*A note before you read this. After doing an audit of my blog in 2022, I have decided to leave content that speaks to the Christian I was at the time this was written. I no longer identify as Christian (and haven’t for a very long time.) I chose to leave these posts because it is who I was then and it is important to me to be honest and true with every iteration and evolution of self that I experience. I may decide to add comments to the end of posts like this as well
This same time last year, I didn’t think it was possible to ever be whole or completely healed.

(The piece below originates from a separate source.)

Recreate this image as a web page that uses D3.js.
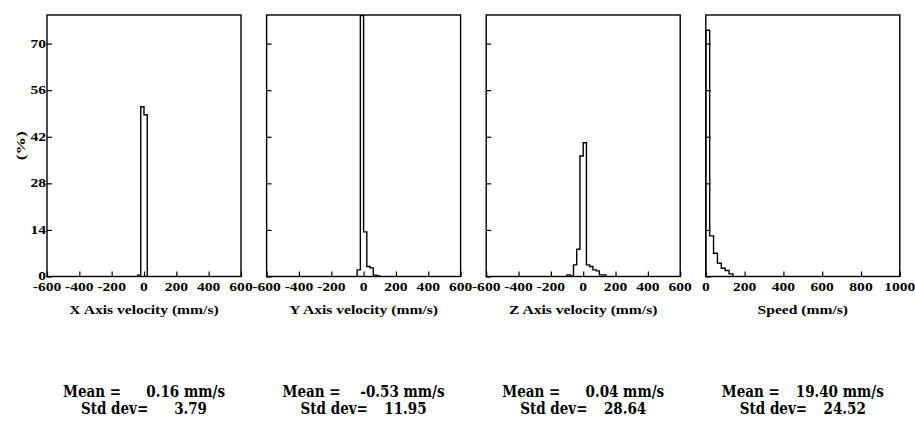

The ripping apart of a soul doesn’t ever go away, it’s never forgotten. It’s as much a reality as my birthday, only worse. Even if I never knew the date of my birth, it would still be there and no matter what technique I employed, it wouldn’t ever go away or be forgotten. You don’t think about your birthday every day of the year, but there are times you do and especially close to the date. It’s like that with trauma. And so it is in my life. The abuse can’t be erased or forgotten, and while I’ve forgiven, I’m not healed.
I was wrong.
And I’ll probably lose some friends over this, but I’ve lost friends before. My story is always honest, if nothing else.
Last year I talked a lot about God and Jesus. I came from a disgruntled question-asker’s place. I knew there had to be more than what American Evangelicals preached, but didn’t know how to reconcile my truth with the low vibration I was surrounded with in “the church.”
I kept comparing my abuse history with things the church did/does and how it all looked like abuse to me. For example, people who call themselves Christians say with their mouths that that Jesus loves everyone, but they discriminate constantly. (hint: that’s not love.) But the things Jesus did/said resonated with me and I do believe he is Love, just as God is Love. Today I understand this more as: there is no fear but the fear we create. Love is all that exists once we stop creating fear.
When I learned that, I realized that I was never separated from God–Jesus–Spirit–Source–the Universe.
I was never separated.
It’s a quantum physics, multi-verse realm from here on out. Which means, I’m not sure if I can even explain (yet) what I’m experiencing. If I am part spirit (which I am) that means I’m part eternal (which I am) but I reside in an earthly body and have access to the things of the body (flesh) as well as the things of the spirit (eternal.) In accessing things of the spirit, I am privy to the universe that knows no limits of time, therefore, I have access to all things (that we know of as) time–past, present, and future. Which means healing can (and does) occur on a whole new level…the level of spirit.
For me that all means that I had to “visit” the spirit realm with the help of a spirit guide to come to an understanding (or awakening.)
I’ve learned a lot about energy. Energy is transferred.